To cite a working example, an microvibration detector using a single piezoelectric element as both sensor and alarm generator was produced by selecting an electret speaker (impedance about 300 KΩ) as the unit concurrently serving as a vibration detector and a sound emitter, a transformer having a primary impedance of 1 KΩ, a secondary impedance of 100 KΩ, and a coil ratio of 1:10, a transistor of npn-type, a condenser having a capacity of 100 μF, a resistor having a resistance of 1 MΩ, and one penlight battery (1.5 V) as the power source, connecting the elements so as to form a circuit as illustrated in FIG. 5, and encasing them in a hard plastic container.

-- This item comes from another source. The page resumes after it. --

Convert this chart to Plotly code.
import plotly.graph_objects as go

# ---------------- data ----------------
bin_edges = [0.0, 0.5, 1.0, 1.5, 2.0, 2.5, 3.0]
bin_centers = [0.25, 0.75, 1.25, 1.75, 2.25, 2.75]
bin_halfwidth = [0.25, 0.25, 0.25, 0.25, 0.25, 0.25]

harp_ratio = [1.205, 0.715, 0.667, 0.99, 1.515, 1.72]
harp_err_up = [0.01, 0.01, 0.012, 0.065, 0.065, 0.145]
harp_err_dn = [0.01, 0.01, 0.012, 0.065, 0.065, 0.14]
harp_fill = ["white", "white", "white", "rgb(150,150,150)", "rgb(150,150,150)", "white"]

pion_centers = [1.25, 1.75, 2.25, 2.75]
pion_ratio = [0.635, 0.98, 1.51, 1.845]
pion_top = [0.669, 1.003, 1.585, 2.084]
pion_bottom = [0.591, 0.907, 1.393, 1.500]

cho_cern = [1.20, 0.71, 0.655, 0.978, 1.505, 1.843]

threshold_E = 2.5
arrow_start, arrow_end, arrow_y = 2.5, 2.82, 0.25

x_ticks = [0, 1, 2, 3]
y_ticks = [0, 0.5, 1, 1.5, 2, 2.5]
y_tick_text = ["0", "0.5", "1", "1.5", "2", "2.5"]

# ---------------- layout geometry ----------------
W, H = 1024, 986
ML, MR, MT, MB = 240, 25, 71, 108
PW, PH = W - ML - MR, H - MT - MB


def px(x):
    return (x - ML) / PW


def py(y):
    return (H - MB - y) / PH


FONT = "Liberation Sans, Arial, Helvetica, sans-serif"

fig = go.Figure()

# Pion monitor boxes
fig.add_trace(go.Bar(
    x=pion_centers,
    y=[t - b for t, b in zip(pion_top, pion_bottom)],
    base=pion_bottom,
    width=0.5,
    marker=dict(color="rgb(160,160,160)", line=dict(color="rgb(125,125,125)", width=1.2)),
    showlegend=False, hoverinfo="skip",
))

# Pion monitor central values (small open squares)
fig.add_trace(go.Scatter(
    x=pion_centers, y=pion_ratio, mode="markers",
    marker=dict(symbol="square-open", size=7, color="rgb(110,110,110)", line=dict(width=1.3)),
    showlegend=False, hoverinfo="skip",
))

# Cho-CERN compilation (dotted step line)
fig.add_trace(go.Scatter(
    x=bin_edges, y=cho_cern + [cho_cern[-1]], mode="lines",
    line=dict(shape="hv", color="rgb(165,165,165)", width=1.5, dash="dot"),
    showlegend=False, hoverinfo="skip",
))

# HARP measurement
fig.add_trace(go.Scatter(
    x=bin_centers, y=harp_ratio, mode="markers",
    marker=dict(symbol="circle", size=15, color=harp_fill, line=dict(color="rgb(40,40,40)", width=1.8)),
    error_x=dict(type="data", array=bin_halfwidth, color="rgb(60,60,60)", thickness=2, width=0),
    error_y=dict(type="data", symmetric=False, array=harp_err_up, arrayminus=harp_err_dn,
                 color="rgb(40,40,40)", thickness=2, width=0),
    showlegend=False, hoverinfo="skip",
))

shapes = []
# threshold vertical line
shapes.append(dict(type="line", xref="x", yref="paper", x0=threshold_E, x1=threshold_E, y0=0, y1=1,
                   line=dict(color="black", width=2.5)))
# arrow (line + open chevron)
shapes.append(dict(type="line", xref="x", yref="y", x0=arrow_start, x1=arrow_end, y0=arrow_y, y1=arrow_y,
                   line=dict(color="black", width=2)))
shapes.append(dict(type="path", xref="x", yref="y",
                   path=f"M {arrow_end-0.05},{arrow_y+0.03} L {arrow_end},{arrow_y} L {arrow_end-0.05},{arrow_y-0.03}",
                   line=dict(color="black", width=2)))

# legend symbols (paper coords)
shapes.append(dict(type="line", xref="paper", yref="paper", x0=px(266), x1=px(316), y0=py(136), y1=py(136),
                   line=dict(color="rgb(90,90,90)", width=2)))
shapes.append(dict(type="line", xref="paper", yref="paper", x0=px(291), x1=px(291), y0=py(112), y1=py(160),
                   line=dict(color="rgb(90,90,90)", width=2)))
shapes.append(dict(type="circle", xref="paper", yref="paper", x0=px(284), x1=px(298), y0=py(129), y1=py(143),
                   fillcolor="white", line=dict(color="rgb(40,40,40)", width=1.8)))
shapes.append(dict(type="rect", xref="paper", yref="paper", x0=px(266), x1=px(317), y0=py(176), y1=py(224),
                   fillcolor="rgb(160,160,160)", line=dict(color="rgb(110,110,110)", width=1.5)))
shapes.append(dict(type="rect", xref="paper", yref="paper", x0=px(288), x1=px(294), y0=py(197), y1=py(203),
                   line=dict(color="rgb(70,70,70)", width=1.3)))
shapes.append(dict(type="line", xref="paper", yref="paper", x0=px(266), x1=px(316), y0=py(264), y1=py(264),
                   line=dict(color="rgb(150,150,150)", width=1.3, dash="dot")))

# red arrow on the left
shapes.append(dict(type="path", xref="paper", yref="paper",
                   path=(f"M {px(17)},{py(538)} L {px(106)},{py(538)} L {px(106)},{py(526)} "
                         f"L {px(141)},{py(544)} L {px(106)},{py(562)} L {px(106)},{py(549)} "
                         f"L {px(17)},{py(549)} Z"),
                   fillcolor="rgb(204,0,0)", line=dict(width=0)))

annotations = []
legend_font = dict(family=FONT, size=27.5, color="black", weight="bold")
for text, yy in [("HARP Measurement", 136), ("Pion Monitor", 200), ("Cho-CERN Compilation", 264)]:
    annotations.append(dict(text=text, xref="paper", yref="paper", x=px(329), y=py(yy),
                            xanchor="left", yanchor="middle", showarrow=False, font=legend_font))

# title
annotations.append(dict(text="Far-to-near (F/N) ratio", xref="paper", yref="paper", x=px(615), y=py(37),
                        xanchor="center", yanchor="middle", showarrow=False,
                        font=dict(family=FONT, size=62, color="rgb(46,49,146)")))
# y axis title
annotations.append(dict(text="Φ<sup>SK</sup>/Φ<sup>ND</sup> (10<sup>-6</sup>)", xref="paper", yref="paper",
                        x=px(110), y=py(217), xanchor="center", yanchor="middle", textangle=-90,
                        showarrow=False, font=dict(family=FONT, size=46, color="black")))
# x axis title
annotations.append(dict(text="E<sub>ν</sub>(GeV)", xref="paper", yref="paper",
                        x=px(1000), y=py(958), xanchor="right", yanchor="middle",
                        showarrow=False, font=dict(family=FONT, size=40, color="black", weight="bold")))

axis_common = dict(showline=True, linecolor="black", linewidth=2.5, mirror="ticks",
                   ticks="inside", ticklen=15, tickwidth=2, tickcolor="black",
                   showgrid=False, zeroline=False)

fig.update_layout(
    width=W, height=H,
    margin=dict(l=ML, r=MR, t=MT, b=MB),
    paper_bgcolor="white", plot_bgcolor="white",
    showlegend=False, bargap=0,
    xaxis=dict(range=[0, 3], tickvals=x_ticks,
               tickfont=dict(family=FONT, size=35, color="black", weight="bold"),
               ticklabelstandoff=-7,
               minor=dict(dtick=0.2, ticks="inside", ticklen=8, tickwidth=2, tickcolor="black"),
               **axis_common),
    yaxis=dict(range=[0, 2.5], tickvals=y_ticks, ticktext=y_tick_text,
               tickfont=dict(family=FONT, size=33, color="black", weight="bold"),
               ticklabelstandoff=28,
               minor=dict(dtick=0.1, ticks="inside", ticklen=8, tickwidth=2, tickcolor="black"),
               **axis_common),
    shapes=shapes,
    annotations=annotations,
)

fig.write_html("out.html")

When this microvibration detector using a single piezoelectric element as both sensor and alarm generator was set on a desk and was lightly tapped on the side with the bottom of a pencil, it started producing an alarm. The alarm was a light continuous sound about 2 KHz in frequency. The sound volume was such that it could be clearly perceived at a distance of about 10 m. The sound lasted for about 30 seconds. When the alarm device was subjected to vibration after the alarm had been stopped and before the condenser had completed its discharge, the device again started producing the alarm. In this case, however, the duration of the alarm was shortened by the degree of the discharge of the condenser. While the alarm sounded, the current to the device was 0.5 mA at first and 0.2 mA immediately before the end, averaging at 0.4 mA. Thus, the average power consumption was only about 0.6 mW. While the device was on standby, the current to the device was less than 0.01 μA. Although the exact amount of current was dependent on the ambient temperature, there was no particular need for providing a switch on the power source.
The device can fulfill its function even if the voltage of the power source is lowered to the level of 0.5 V though the volume of the alarm may fall off to a slight extent. Even with just one penlight battery, therefore, the device can be effectively used for a long time.

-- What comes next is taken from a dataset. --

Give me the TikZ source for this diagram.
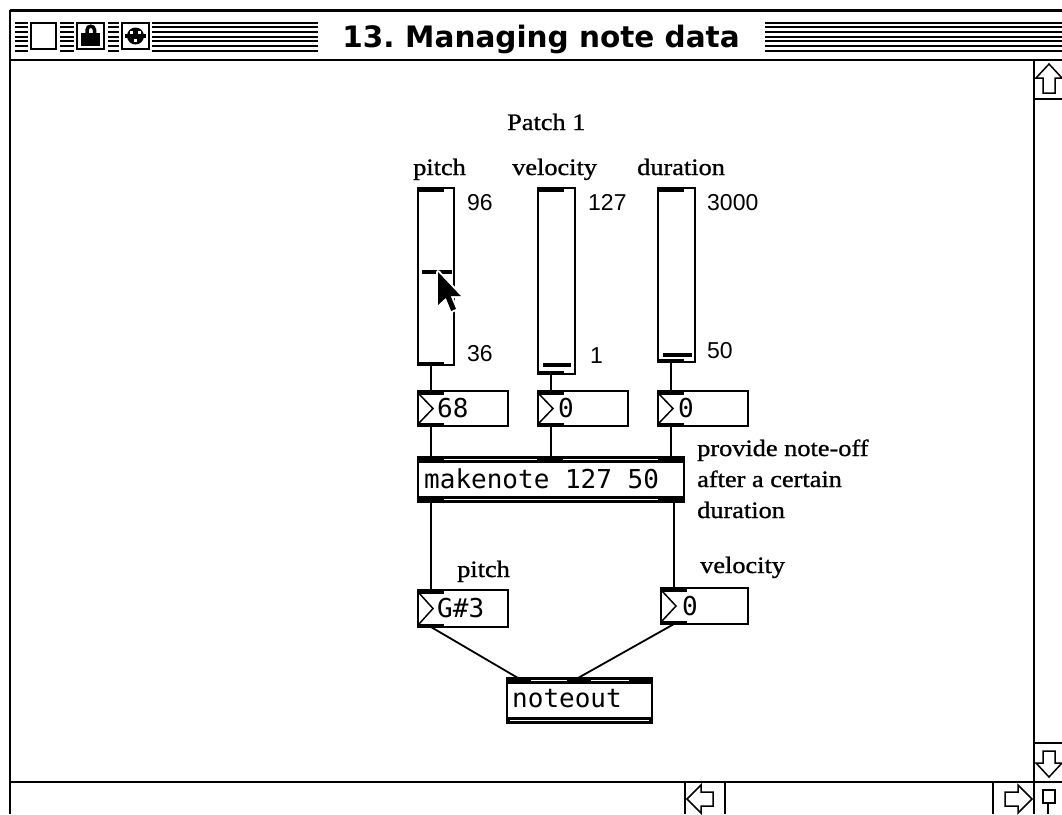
\documentclass[tikz,border=0pt]{standalone}
\usepackage{fontspec}
\setmainfont{Liberation Serif}
\newfontfamily\nyfont[FakeStretch=1.12,FakeBold=1]{Liberation Serif}
\newfontfamily\monfont{DejaVu Sans Mono}
\newfontfamily\genfont{Liberation Sans}
\newfontfamily\chifont{DejaVu Sans}
\usetikzlibrary{calc}
\newcommand{\tabN}[2]{\fill ($(#1.north west)+(#2,-1)$) rectangle ++(26,4.5);}
\newcommand{\tabS}[2]{\fill ($(#1.south west)+(#2,1)$) rectangle ++(26,-4.5);}
\newcommand{\tri}[1]{\draw[line width=1.5] ($(#1.north west)+(1,3)$) -- ($(#1.west)+(15,0)$) -- ($(#1.south west)+(1,-3)$);}
\begin{document}
\begin{tikzpicture}[x=1pt,y=-1pt,
  box/.style={draw, line width=2, inner sep=0, outer sep=0, fill=white},
  conn/.style={line width=2},
  lbl/.style={font=\nyfont\fontsize{23.5}{26}\selectfont, anchor=base west, inner sep=0},
  num/.style={font=\genfont\fontsize{23}{26}\selectfont, anchor=base west, inner sep=0},
  mono/.style={font=\monfont\fontsize{26}{28}\selectfont, anchor=base west, inner sep=0},
  frame/.style={line width=2},
  stripe/.style={line width=1.8},
  arrowbox/.style={line width=1.5, line join=miter}]
\useasboundingbox (0,0) rectangle (1062,814);
\fill[white] (0,0) rectangle (1062,814);
\clip (0,0) rectangle (1062,814);

% ---------- window frame ----------
\draw[line width=3] (10,10) -- (1062,10);
\draw[frame] (10,10) -- (10,814);
\draw[frame] (10,59.5) -- (1062,59.5);
\foreach \k in {0,...,6}{
  \draw[stripe] (15,{22.7+4.67*\k}) -- (318,{22.7+4.67*\k});
  \draw[stripe] (765,{22.7+4.67*\k}) -- (1062,{22.7+4.67*\k});
}
\fill[white] (28,18) rectangle (60,54);
\fill[white] (74,18) rectangle (108,54);
\fill[white] (119,18) rectangle (152,54);
\draw[frame] (31,23) rectangle (56,49);
\draw[frame] (77,23) rectangle (104,49);
\draw[frame] (122,23) rectangle (149,49);
% lock
\fill (81,33) rectangle (100,46);
\draw[line width=3.5] (87,34) -- (87,30) .. controls (87,25) and (94.5,25) .. (94.5,30) -- (94.5,34);
% plug
\fill (135.5,36) circle (8.5);
\fill (125,34) rectangle (146,38);
\fill[white] (130,31) rectangle (133,34);
\fill[white] (138,31) rectangle (141,34);
\fill[white] (134,39) rectangle (137,42);
% title
\node[font=\chifont\bfseries\fontsize{29.5}{32}\selectfont, anchor=base, inner sep=0] (title) at (541,47) {13.\hspace{-3pt} Managing note data};

% ---------- scroll bars ----------
\draw[frame] (1034,59.5) -- (1034,814);
\draw[frame] (1034,99) -- (1062,99);
\draw[arrowbox] (1049,64) -- (1062,78) -- (1055,78) -- (1055,93) -- (1043,93) -- (1043,78) -- (1036,78) -- cycle;
\draw[frame] (1034,743) -- (1062,743);
\draw[arrowbox] (1043,751) -- (1055,751) -- (1055,763) -- (1062,763) -- (1049,777) -- (1036,763) -- (1043,763) -- cycle;
\draw[frame] (10,782) -- (1062,782);
\draw[frame] (685,782) -- (685,814);
\draw[frame] (725,782) -- (725,814);
\draw[frame] (993,782) -- (993,814);
\draw[arrowbox] (687,799) -- (701,785) -- (701,792) -- (713,792) -- (713,806) -- (701,806) -- (701,813) -- cycle;
\draw[arrowbox] (1032,799) -- (1018,785) -- (1018,792) -- (1005,792) -- (1005,806) -- (1018,806) -- (1018,813) -- cycle;
\draw[line width=1.8] (1043,790) rectangle (1055,803);
\draw[line width=1.8] (1048,803) -- (1048,814);

% ---------- patch ----------
\node[lbl] (tpatch) at (507,130) {Patch 1};
\node[lbl] (tpitch) at (413,175) {pitch};
\node[lbl] (tvel) at (512,175) {velocity};
\node[lbl] (tdur) at (637,175) {duration};

% sliders
\node[box, minimum width=36, minimum height=177] (s1) at (436,276.5) {};
\node[box, minimum width=37, minimum height=186] (s2) at (556.5,281) {};
\node[box, minimum width=37, minimum height=174] (s3) at (676.5,275) {};
\tabN{s1}{0}\tabS{s1}{0}
\tabN{s2}{0}\tabS{s2}{0}
\tabN{s3}{0}\tabS{s3}{0}
\draw[line width=3.5] (422,272) -- (452,272);
\draw[line width=3.5] (543,365) -- (571,365);
\draw[line width=3.5] (663,355) -- (692,355);

\node[num] (v96) at (467,210) {96};
\node[num] (v36) at (467,361) {36};
\node[num] (v127) at (588,210) {127};
\node[num] (v1) at (590,363) {1};
\node[num] (v3000) at (707,210) {3000};
\node[num] (v50) at (707,358) {50};

% number boxes
\node[box, minimum width=90, minimum height=35] (n1) at (463,408.5) {};
\node[box, minimum width=90, minimum height=35] (n2) at (583,408.5) {};
\node[box, minimum width=90, minimum height=35] (n3) at (703,408.5) {};
\tabN{n1}{0}\tabS{n1}{0}\tri{n1}
\tabN{n2}{0}\tabS{n2}{0}\tri{n2}
\tabN{n3}{0}\tabS{n3}{0}\tri{n3}
\node[mono] (n1t) at (437,417.5) {68};
\node[mono] (n2t) at (558,417.5) {0};
\node[mono] (n3t) at (678,417.5) {0};

% makenote
\node[box, minimum width=266, minimum height=45] (mk) at (551,479.5) {};
\fill ($(mk.north west)+(0,-1)$) rectangle ($(mk.north east)+(0,6)$);
\draw[white, line width=1.5] ($(mk.north west)+(26,2.7)$) -- ($(mk.north west)+(119,2.7)$);
\draw[white, line width=1.5] ($(mk.north west)+(145,2.7)$) -- ($(mk.north west)+(240,2.7)$);
\fill ($(mk.south west)+(0,-6)$) rectangle ($(mk.south east)+(0,1)$);
\draw[white, line width=1.5] ($(mk.south west)+(26,-2.7)$) -- ($(mk.south west)+(240,-2.7)$);
\node[mono] (mkt) at (424,488) {makenote 127 50};

\node[lbl] (c1) at (697,456) {provide note-off};
\node[lbl] (c2) at (697,487) {after a certain};
\node[lbl] (c3) at (697,518) {duration};

% output number boxes
\node[lbl] (tpitch2) at (457,577) {pitch};
\node[lbl] (tvel2) at (700,573) {velocity};
\node[box, minimum width=90, minimum height=37] (g) at (463,608.5) {};
\node[box, minimum width=87, minimum height=36] (v) at (704.5,606) {};
\tabN{g}{0}\tabS{g}{0}\tri{g}
\tabN{v}{0}\tabS{v}{0}\tri{v}
\node[mono] (gt) at (437,617.5) {G\#3};
\node[mono] (vt) at (682,615) {0};

% noteout
\node[box, minimum width=145, minimum height=45] (no) at (579.5,700.5) {};
\fill ($(no.north west)+(0,-1)$) rectangle ($(no.north east)+(0,6)$);
\draw[white, line width=1.5] ($(no.north west)+(24,2.7)$) -- ($(no.north west)+(60,2.7)$);
\draw[white, line width=1.5] ($(no.north west)+(84,2.7)$) -- ($(no.north west)+(122,2.7)$);
\fill ($(no.south west)+(0,-6)$) rectangle ($(no.south east)+(0,1)$);
\draw[white, line width=1.5] ($(no.south west)+(3,-2.7)$) -- ($(no.south east)+(-3,-2.7)$);
\node[mono] (not) at (512,707) {noteout};

% ---------- connectors ----------
\draw[conn] ($(s1.south west)+(13,0)$) -- ($(n1.north west)+(13,0)$);
\draw[conn] ($(s2.south west)+(13,0)$) -- ($(n2.north west)+(13,0)$);
\draw[conn] ($(s3.south west)+(13,0)$) -- ($(n3.north west)+(13,0)$);
\draw[conn] ($(n1.south west)+(13,0)$) -- ($(mk.north west)+(13,0)$);
\draw[conn] ($(n2.south west)+(13,0)$) -- ($(mk.north west)+(133,0)$);
\draw[conn] ($(n3.south west)+(13,0)$) -- ($(mk.north west)+(253,0)$);
\draw[conn] ($(mk.south west)+(13,0)$) -- ($(g.north west)+(13,0)$);
\coordinate (vin) at ($(v.north west)+(13,0)$);
\draw[conn] (vin |- mk.south) -- (vin);
\draw[line width=1.8] ($(g.south west)+(13,0)$) -- ($(no.north west)+(11,0)$);
\draw[line width=1.8] ($(v.south west)+(13,0)$) -- ($(no.north west)+(71,0)$);

% ---------- cursor ----------
\begin{scope}[shift={(438,272)}, scale=3]
  \draw[white, line width=4, line join=round] (0,0) -- (0,11) -- (2.6,8.6) -- (4.4,13) -- (6,12.3) -- (4.2,8) -- (7.6,8) -- cycle;
  \fill[black] (0,0) -- (0,11) -- (2.6,8.6) -- (4.4,13) -- (6,12.3) -- (4.2,8) -- (7.6,8) -- cycle;
\end{scope}
\end{tikzpicture}
\end{document}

The ability of the device to sense vibration depends to a high degree on the kind of sound emitter or the frequency characteristics of the sound emitter and depends more or less upon the characteristics of the transistor and the primary and secondary coil ratio of the transformer. Generally, the device is highly sensitive to vibrations and sounds of frequencies falling in the neighborhood of 2 KHz. When the circuit elements making up the alarm device of this invention are encased in a container made of a metal or some other hard substance, touching the container even very lightly with a hard object will cause the alarm to go off.

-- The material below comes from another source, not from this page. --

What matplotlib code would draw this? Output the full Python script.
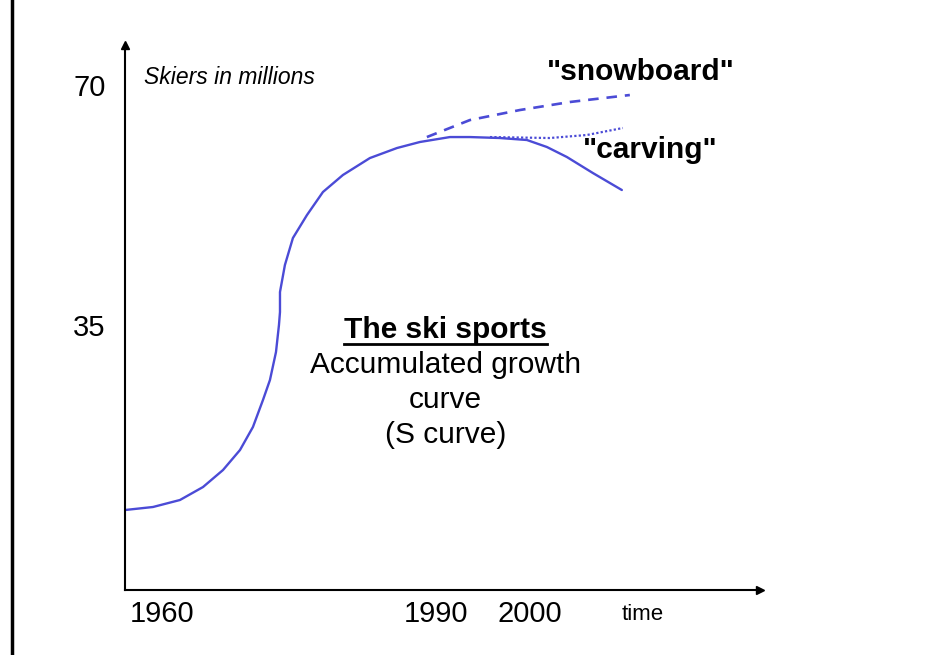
import matplotlib
matplotlib.use("Agg")
import matplotlib.pyplot as plt
from matplotlib.lines import Line2D
from matplotlib.transforms import ScaledTranslation

plt.rcParams['font.family'] = ['Liberation Sans', 'DejaVu Sans']

# ---- data (years, millions of skiers) ----
ski_years = [1956.50, 1959.51, 1962.41, 1964.89, 1967.04, 1968.87, 1970.26, 1971.34,
             1972.09, 1972.74, 1973.06, 1973.17, 1973.17, 1973.70, 1974.56, 1976.07,
             1977.79, 1979.94, 1982.84, 1985.75, 1988.22, 1991.45, 1993.60, 1996.82,
             1999.73, 2001.88, 2004.03, 2006.82, 2009.94]
ski_values = [8.01, 8.45, 9.47, 11.36, 13.84, 16.76, 20.11, 24.05,
              26.96, 31.04, 34.98, 36.87, 39.79, 43.73, 47.66, 51.01,
              54.37, 56.85, 59.32, 60.78, 61.66, 62.38, 62.38, 62.24,
              61.95, 60.93, 59.47, 57.14, 54.66]
snow_years = [1988.97, 1993.60, 1998.97, 2004.35, 2010.80]
snow_values = [62.38, 64.86, 66.32, 67.49, 68.51]
carv_years = [1995.75, 2002.20, 2006.18, 2010.05]
carv_values = [62.38, 62.24, 62.68, 63.70]
y_ticks = [35, 70]
y_ticklabels = ["35", "70"]
x_ticks = [1960, 1990, 2000]
x_ticklabels = ["1960", "1990", "2000"]

W, H = 930, 655
fig = plt.figure(figsize=(W / 100, H / 100), dpi=100)
# axes: left 125px, right 760px, bottom 590px, top 45px
ax = fig.add_axes([125 / W, (H - 590) / H, (760 - 125) / W, (590 - 45) / H])
ax.set_xlim(1956.5, 2024.8)
ax.set_ylim(-3.65, 75.8)

blue = '#4b4bd6'
ax.plot(ski_years, ski_values, color=blue, lw=1.7, solid_capstyle='round', solid_joinstyle='round')
ax.plot(snow_years, snow_values, color=blue, lw=1.9, ls=(0, (4, 3)))
ax.plot(carv_years, carv_values, color=blue, lw=1.6, ls=(0, (1, 1)))

for s in ['top', 'right']:
    ax.spines[s].set_visible(False)
for s in ['left', 'bottom']:
    ax.spines[s].set_linewidth(1.5)
    ax.spines[s].set_color('black')
ax.plot(1, 0, ">k", ms=6, transform=ax.transAxes, clip_on=False)
ax.plot(0, 1, "^k", ms=6, transform=ax.transAxes, clip_on=False)

ax.set_yticks(y_ticks)
ax.set_yticklabels(y_ticklabels, fontsize=21)
ax.set_xticks(x_ticks)
ax.set_xticklabels(x_ticklabels, fontsize=21)
ax.tick_params(axis='y', length=0, pad=14)
ax.tick_params(axis='x', length=0, pad=7)
lbl = ax.get_xticklabels()[0]
lbl.set_transform(lbl.get_transform() + ScaledTranslation(5 / 100, 0, fig.dpi_scale_trans))

ax.text(0.03, 0.94, "Skiers in millions", transform=ax.transAxes, fontsize=16.5,
        style='italic', ha='left', va='center')
ax.text(2012.2, -7.2, "time", fontsize=16, ha='center', va='center')
ax.text(2012.0, 71.8, '"snowboard"', fontsize=21.5, fontweight='bold', ha='center', va='center')
ax.text(2013.0, 60.5, '"carving"', fontsize=21.5, fontweight='bold', ha='center', va='center')

t = ax.text(1991.0, 34.2, "The ski sports", fontsize=21.5, fontweight='bold', ha='center', va='center')
ax.text(1991.0, 24.06, "Accumulated growth\ncurve\n(S curve)", fontsize=21.5, ha='center',
        va='center', linespacing=1.33)

fig.canvas.draw()
bb = t.get_window_extent(renderer=fig.canvas.get_renderer())
uy = bb.y0
fig.add_artist(Line2D([bb.x0 / W, bb.x1 / W], [uy / H, uy / H], color='black', lw=2,
                      transform=fig.transFigure))

# left border line
fig.add_artist(Line2D([12 / W, 12 / W], [0, 1], color='black', lw=2.5, transform=fig.transFigure))

fig.savefig("out.png", dpi=100)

As described in detail above, the microvibration detector using a single piezoelectric element as both sensor and alarm generator of this invention permits notable circuit simplification because it enables the vibration-detecting function to be concurrently fulfilled by the same component. Although the prototype alarm device mentioned above had exterior dimensions of about 60 mm in width, 70 mm in length and 35 mm in height, it could have been further reduced in size if required. The present invention, therefore, provides an alarm device which enjoys low power consumption, low cost, and high operational reliability. It is expected to find extensive utility as a device for safeguarding facilities and installations.